The Miskito refugees, who have crossed the river to safety, wait near the border on the Honduran side of the Rio Coco. Two or three days a week, a World Relief truck picks up those who wish to journey the 20 miles inland to Camp Mocoron. Piling on a truck with their meager possessions, the refugees travel over muddy, almost impassable roads, trusting they will now be cared for with provisions of food and shelter. They are greeted upon arrival by relief workers and brought to a canvas tent shelter where they will remain with their families, perhaps 15 to 20 in one tent, until they are able to build themselves a more permanant shelter of wood and bamboo. Food is distributed, and, although scarce, used clothing is provided.
The refugee camp at Mocoron consists of clusters of thatched and split-bamboo shacks where entire families live in one room, often cooking inside as well.

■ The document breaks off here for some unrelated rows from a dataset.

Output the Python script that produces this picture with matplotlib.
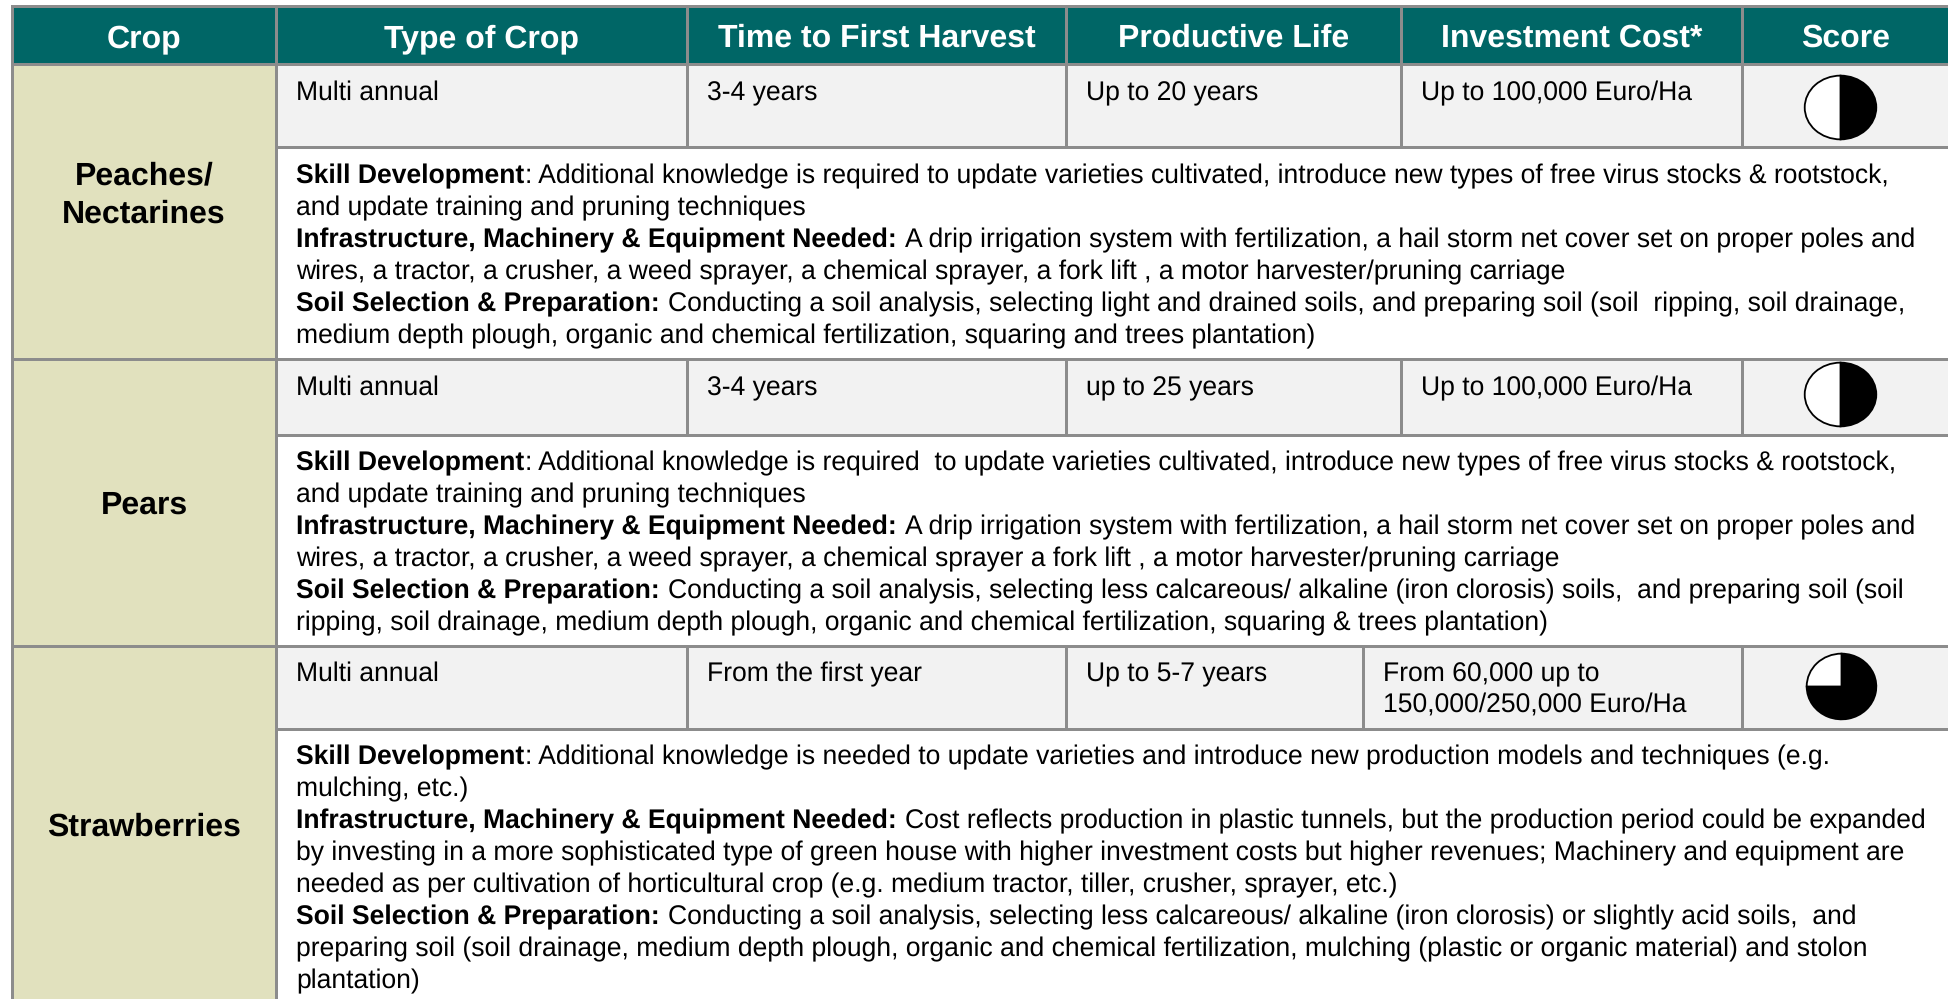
import matplotlib
matplotlib.use('Agg')
from matplotlib import pyplot as plt
from matplotlib.patches import Rectangle

plt.rcParams['font.family'] = ['Liberation Sans', 'DejaVu Sans']
plt.rcParams['text.hinting'] = 'no_hinting'
plt.rcParams['text.hinting_factor'] = 8

# table content
headers = ['Crop', 'Type of Crop', 'Time to First Harvest', 'Productive Life', 'Investment Cost*', 'Score']
crops = [['Peaches/', 'Nectarines'], ['Pears'], ['Strawberries']]
crop_type = ['Multi annual', 'Multi annual', 'Multi annual']
first_harvest = ['3-4 years', '3-4 years', 'From the first year']
productive_life = ['Up to 20 years', 'up to 25 years', 'Up to 5-7 years']
investment = [['Up to 100,000 Euro/Ha'], ['Up to 100,000 Euro/Ha'], ['From 60,000 up to', '150,000/250,000 Euro/Ha']]
scores = [0.5, 0.5, 0.75]

notes_peaches = [
    ('Skill Development', ': Additional knowledge is required to update varieties cultivated, introduce new types of free virus stocks & rootstock,'),
    ('', 'and update training and pruning techniques'),
    ('Infrastructure, Machinery & Equipment Needed:', ' A drip irrigation system with fertilization, a hail storm net cover set on proper poles and'),
    ('', 'wires, a tractor, a crusher, a weed sprayer, a chemical sprayer, a fork lift , a motor harvester/pruning carriage'),
    ('Soil Selection & Preparation:', ' Conducting a soil analysis, selecting light and drained soils, and preparing soil (soil  ripping, soil drainage,'),
    ('', 'medium depth plough, organic and chemical fertilization, squaring and trees plantation)'),
]
notes_pears = [
    ('Skill Development', ': Additional knowledge is required  to update varieties cultivated, introduce new types of free virus stocks & rootstock,'),
    ('', 'and update training and pruning techniques'),
    ('Infrastructure, Machinery & Equipment Needed:', ' A drip irrigation system with fertilization, a hail storm net cover set on proper poles and'),
    ('', 'wires, a tractor, a crusher, a weed sprayer, a chemical sprayer a fork lift , a motor harvester/pruning carriage'),
    ('Soil Selection & Preparation:', ' Conducting a soil analysis, selecting less calcareous/ alkaline (iron clorosis) soils,  and preparing soil (soil'),
    ('', 'ripping, soil drainage, medium depth plough, organic and chemical fertilization, squaring & trees plantation)'),
]
notes_straw = [
    ('Skill Development', ': Additional knowledge is needed to update varieties and introduce new production models and techniques (e.g.'),
    ('', 'mulching, etc.)'),
    ('Infrastructure, Machinery & Equipment Needed:', ' Cost reflects production in plastic tunnels, but the production period could be expanded'),
    ('', 'by investing in a more sophisticated type of green house with higher investment costs but higher revenues; Machinery and equipment are'),
    ('', 'needed as per cultivation of horticultural crop (e.g. medium tractor, tiller, crusher, sprayer, etc.)'),
    ('Soil Selection & Preparation:', ' Conducting a soil analysis, selecting less calcareous/ alkaline (iron clorosis) or slightly acid soils,  and'),
    ('', 'preparing soil (soil drainage, medium depth plough, organic and chemical fertilization, mulching (plastic or organic material) and stolon'),
    ('', 'plantation)'),
]
notes = [notes_peaches, notes_pears, notes_straw]

W, H = 1949, 999
TEAL = '#006666'
KHAKI = '#E1E1BE'
GREY = '#F2F2F2'
LINE = '#8C8C8C'
BIG = 32 * 0.72
BODY = 26.53 * 0.72
LW = 3 * 0.72

# layout in image pixels
col_x = [12, 276, 687, 1066, 1401, 1742, W]
head_top, head_bot = 6, 64
row_top = [64, 359, 646]
row_mid = [147, 435, 729]
row_bot = [359, 646, H]
top_base = [100, 395, 681]
note_base = [183, 470, 764]
crop_base = [[184, 223], [514], [836]]
cost_x = [1401, 1401, 1363]
pie_box = [(1804, 75, 73, 65), (1804, 362, 73, 65), (1806, 653, 71, 67)]
PAD = 20

fig = plt.figure(figsize=(W / 100, H / 100), dpi=100)
ax = fig.add_axes([0, 0, 1, 1])
ax.set_xlim(0, W)
ax.set_ylim(H, 0)
ax.axis('off')


def box(x0, y0, x1, y1, color):
    ax.add_patch(Rectangle((x0, y0), x1 - x0, y1 - y0, facecolor=color, edgecolor='none', zorder=1))


def hline(y, x0, x1):
    ax.plot([x0, x1], [y, y], color=LINE, lw=LW, solid_capstyle='projecting', zorder=2)


def vline(x, y0, y1):
    ax.plot([x, x], [y0, y1], color=LINE, lw=LW, solid_capstyle='projecting', zorder=2)


def note_line(x, y, bold, rest):
    # bold lead-in followed by regular text on the same baseline
    if bold:
        t = ax.text(x, y, bold, fontsize=BODY, fontweight='bold', color='black', va='baseline', zorder=3)
        x = t.get_window_extent(fig.canvas.get_renderer()).x1 + 1
    if rest.startswith(' '):
        x += BODY / 0.72 * 0.278
        rest = rest[1:]
    ax.text(x, y, rest, fontsize=BODY, color='black', va='baseline', zorder=3)


# header
box(col_x[0], head_top, W, head_bot, TEAL)
for i, name in enumerate(headers):
    ax.text((col_x[i] + col_x[i + 1]) / 2, 47, name, fontsize=BIG, fontweight='bold', color='white',
            ha='center', va='baseline', zorder=3)
    vline(col_x[i], head_top, head_bot)
hline(head_top, col_x[0], W)

# rows
for r in range(3):
    box(col_x[0], row_top[r], col_x[1], row_bot[r], KHAKI)
    box(col_x[1], row_top[r], W, row_mid[r], GREY)

    for line, y in zip(crops[r], crop_base[r]):
        ax.text(144, y, line, fontsize=BIG, fontweight='bold', color='black', ha='center', va='baseline', zorder=3)

    ax.text(col_x[1] + 20, top_base[r], crop_type[r], fontsize=BODY, va='baseline', zorder=3)
    ax.text(col_x[2] + 20, top_base[r], first_harvest[r], fontsize=BODY, va='baseline', zorder=3)
    ax.text(col_x[3] + 20, top_base[r], productive_life[r], fontsize=BODY, va='baseline', zorder=3)
    for k, line in enumerate(investment[r]):
        ax.text(cost_x[r] + PAD, top_base[r] + k * 32, line, fontsize=BODY, va='baseline', zorder=3)

    for k, (bold, rest) in enumerate(notes[r]):
        note_line(col_x[1] + 20, note_base[r] + k * 32, bold, rest)

    vline(col_x[0], row_top[r], row_bot[r])
    vline(col_x[1], row_top[r], row_bot[r])
    vline(col_x[2], row_top[r], row_mid[r])
    vline(col_x[3], row_top[r], row_mid[r])
    vline(cost_x[r], row_top[r], row_mid[r])
    vline(col_x[5], row_top[r], row_mid[r])
    hline(row_top[r], col_x[0], W)
    hline(row_mid[r], col_x[1], W)

    # score circle
    px, py, pw, ph = pie_box[r]
    pie_ax = fig.add_axes([px / W, 1 - (py + ph) / H, pw / W, ph / H])
    pie_ax.pie([scores[r], 1 - scores[r]], colors=['black', 'white'], startangle=90, counterclock=False,
               wedgeprops={'edgecolor': 'black', 'linewidth': 1.3})
    pie_ax.set_xlim(-1.02, 1.02)
    pie_ax.set_ylim(-1.02, 1.02)
    pie_ax.set_aspect('auto')
    pie_ax.patch.set_alpha(0)

fig.savefig('out.png', dpi=100)
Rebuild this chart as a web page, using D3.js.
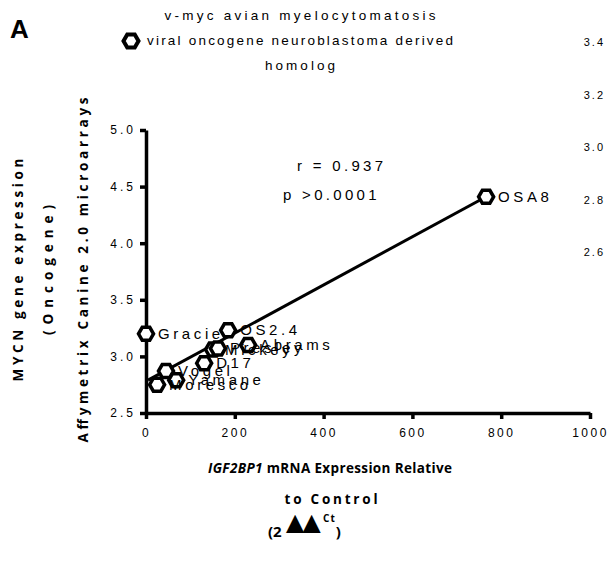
<!DOCTYPE html>
<html><head><meta charset="utf-8">
<script src="https://cdn.jsdelivr.net/npm/d3@7"></script>
<style>
html,body{margin:0;padding:0;background:#fff;}
svg{display:block;}
text{font-family:"Liberation Sans",Arial,sans-serif;fill:#000;}
.bold{font-family:"Open Sans",sans-serif;font-weight:700;}
</style></head>
<body>
<script>
// ---- data ----
const names   = ["Gracie","OS2.4","Abrams","Mickey","Presley","D17","Vogel","Yamane","Moresco","OSA8"];
const xValues = [0, 185, 230, 151, 162, 131, 45, 68, 25, 766];
const yValues = [3.20, 3.23, 3.10, 3.06, 3.07, 2.94, 2.87, 2.79, 2.75, 4.41];
const fitX = [4.5, 766];
const fitY = [2.79, 4.41];
const xTicks = [0, 200, 400, 600, 800, 1000];
const yTicks = [2.5, 3.0, 3.5, 4.0, 4.5, 5.0];
const rightTicks = [3.4, 3.2, 3.0, 2.8, 2.6];
const titleLines = ["v-myc avian myelocytomatosis", "viral oncogene neuroblastoma derived", "homolog"];
const statLines = ["r = 0.937", "p >0.0001"];
const yLabelLines = ["MYCN gene expression", "(Oncogene)", "Affymetrix Canine 2.0 microarrays"];

const W = 608, H = 569;
const svg = d3.select("body").append("svg").attr("width", W).attr("height", H);

const x = d3.scaleLinear().domain([0, 1000]).range([146, 590]);
const y = d3.scaleLinear().domain([2.5, 5.0]).range([413, 130]);

// hexagon symbol (flat top/bottom)
const hexType = {
  draw(ctx, size) {
    const r = Math.sqrt(size / (1.5 * Math.sqrt(3)));
    for (let i = 0; i < 6; i++) {
      const a = Math.PI / 3 * i;
      const px = r * Math.cos(a), py = r * Math.sin(a);
      if (i === 0) ctx.moveTo(px, py); else ctx.lineTo(px, py);
    }
    ctx.closePath();
  }
};
const hexSize = 1.5 * Math.sqrt(3) * 7.5 * 7.5;
const hexPath = d3.symbol().type(hexType).size(hexSize);

// axes
const xAxis = d3.axisBottom(x).tickValues(xTicks).tickFormat(d3.format("d")).tickSize(6).tickSizeOuter(0);
const yAxis = d3.axisLeft(y).tickValues(yTicks).tickFormat(d3.format(".1f")).tickSize(6).tickSizeOuter(0);

const gx = svg.append("g").attr("transform", "translate(0,413)").call(xAxis);
const gy = svg.append("g").attr("transform", "translate(146,0)").call(yAxis);
[gx, gy].forEach(g => {
  g.select(".domain").attr("stroke", "#000").attr("stroke-width", 3.5);
  g.selectAll(".tick line").attr("stroke", "#000").attr("stroke-width", 3.5);
  g.selectAll(".tick text").attr("font-family", "Liberation Sans, Arial, sans-serif")
    .attr("font-size", 12).attr("fill", "#000");
});
gx.selectAll(".tick text").attr("y", 15).attr("dy", "0.71em").attr("letter-spacing", "2.5px");
gy.selectAll(".tick text").attr("x", -10).attr("letter-spacing", "3px");

// regression line
svg.append("path")
  .attr("d", d3.line()([[x(fitX[0]), y(fitY[0])], [x(fitX[1]), y(fitY[1])]]))
  .attr("stroke", "#000").attr("stroke-width", 3).attr("fill", "none");

// points
const pts = names.map((n, i) => ({name: n, x: xValues[i], y: yValues[i]}));
svg.append("g").selectAll("path").data(pts).join("path")
  .attr("d", hexPath)
  .attr("transform", d => `translate(${x(d.x)},${y(d.y)})`)
  .attr("fill", "#fff").attr("stroke", "#000").attr("stroke-width", 3.5);

svg.append("g").selectAll("text").data(pts).join("text")
  .attr("x", d => x(d.x) + 12).attr("y", d => y(d.y) + 5)
  .attr("font-size", 15).attr("letter-spacing", "3.6px")
  .text(d => d.name);

// stat text
svg.selectAll("text.stat").data(statLines).join("text").attr("class", "stat")
  .attr("x", (d, i) => i === 0 ? 297 : 283).attr("y", (d, i) => 171 + i * 29)
  .attr("font-size", 15).attr("letter-spacing", "3.3px").text(d => d);

// legend / title
svg.append("path").attr("d", hexPath).attr("transform", "translate(131,41)")
  .attr("fill", "#fff").attr("stroke", "#000").attr("stroke-width", 4);
const titleLen = [271, 306, 70];
svg.selectAll("text.title").data(titleLines).join("text").attr("class", "title")
  .attr("x", 300).attr("y", (d, i) => 20 + i * 25).attr("text-anchor", "middle")
  .attr("font-size", 13.5)
  .attr("textLength", (d, i) => titleLen[i]).attr("lengthAdjust", "spacing")
  .text(d => d);

// panel letter
svg.append("text").attr("x", 10).attr("y", 38)
  .attr("font-family", "Liberation Sans Narrow, Liberation Sans, Arial, sans-serif")
  .attr("font-weight", 700).attr("font-size", 26).text("A");

// right-side stray tick labels
const yr = d3.scaleLinear().domain([2.6, 3.4]).range([252, 42]);
svg.selectAll("text.rt").data(rightTicks).join("text").attr("class", "rt")
  .attr("x", 605).attr("y", d => yr(d) + 4).attr("text-anchor", "end")
  .attr("font-size", 11).attr("letter-spacing", "2px").text(d => d3.format(".1f")(d));

// y-axis labels
const yLabX = [23, 53, 88];
const yLabLen = [223, 130, 345];
yLabelLines.forEach((t, i) => {
  svg.append("text").attr("class", "bold")
    .attr("transform", `translate(${yLabX[i]},270) rotate(-90)`)
    .attr("text-anchor", "middle").attr("font-size", 13.5)
    .attr("textLength", yLabLen[i]).attr("lengthAdjust", "spacing")
    .text(t);
});

// x-axis label
const xl1 = svg.append("text").attr("class", "bold").attr("x", 330).attr("y", 473)
  .attr("text-anchor", "middle").attr("font-size", 13.5)
  .attr("textLength", 244).attr("lengthAdjust", "spacing");
xl1.append("tspan").attr("font-style", "italic").text("IGF2BP1");
xl1.append("tspan").text(" mRNA Expression Relative");
svg.append("text").attr("class", "bold").attr("x", 331).attr("y", 504)
  .attr("text-anchor", "middle").attr("font-size", 13.5)
  .attr("textLength", 93).attr("lengthAdjust", "spacing").text("to Control");
const xl3 = svg.append("text").attr("class", "bold").attr("x", 268).attr("y", 537)
  .attr("font-size", 15);
xl3.append("tspan").text("(2");
xl3.append("tspan").attr("font-size", 31).attr("dy", -4).attr("dx", -2).attr("letter-spacing", "-14px").text("▲▲");
xl3.append("tspan").attr("font-size", 10).attr("dy", -11).attr("dx", 10).attr("letter-spacing", "1px").text("Ct");
xl3.append("tspan").attr("dy", 15).text(")");
</script>
</body></html>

Ditches are dug along the perimeter of the huts to ward off water during the rainy season. Scantily clad children play with sticks and makeshift toys, often remaining close to home while being cared for by older brothers and sisters. There are frequent long hikes to the river for cooking and drinking water. The water supply is contaminated and must be boiled or treated for safe drinking.
Bathing is done in the river by older children and parents, where clothes are also washed and spread to dry on the dusty clay dirt banks. Approximately half of the camp’s population is 12 years old or younger. The food provided is familiar to their diet—rice and beans, flour for tortillas, with eggs, fish, and meat when available. Music is a favorite pastime, and singing, accompanied by guitars and accordions, can be heard throughout the camp on special occasions.
With disease and malnutrition as serious problems, milk and feeding stations have been established for small children. More than 20 refugees, most of them children, have died since the beginning of the year from tuberculosis, malnutrition, dysentery, nephritis, and other diseases. Efforts are under way to increase health care and an adequate water supply, as well as to provide better sanitation facilities and improved camp conditions.
It is difficult to evaluate the Miskitos’ prospects of returning to Nicaragua. Will they involve themselves politically in counter-revolutionary efforts, as some have already done, or will they resign themselves to making Honduras their permanent home, becoming self-reliant in their new environment? “The refugees want to go home,” said Tom Hawk, “but when they will be able to is anybody’s guess.”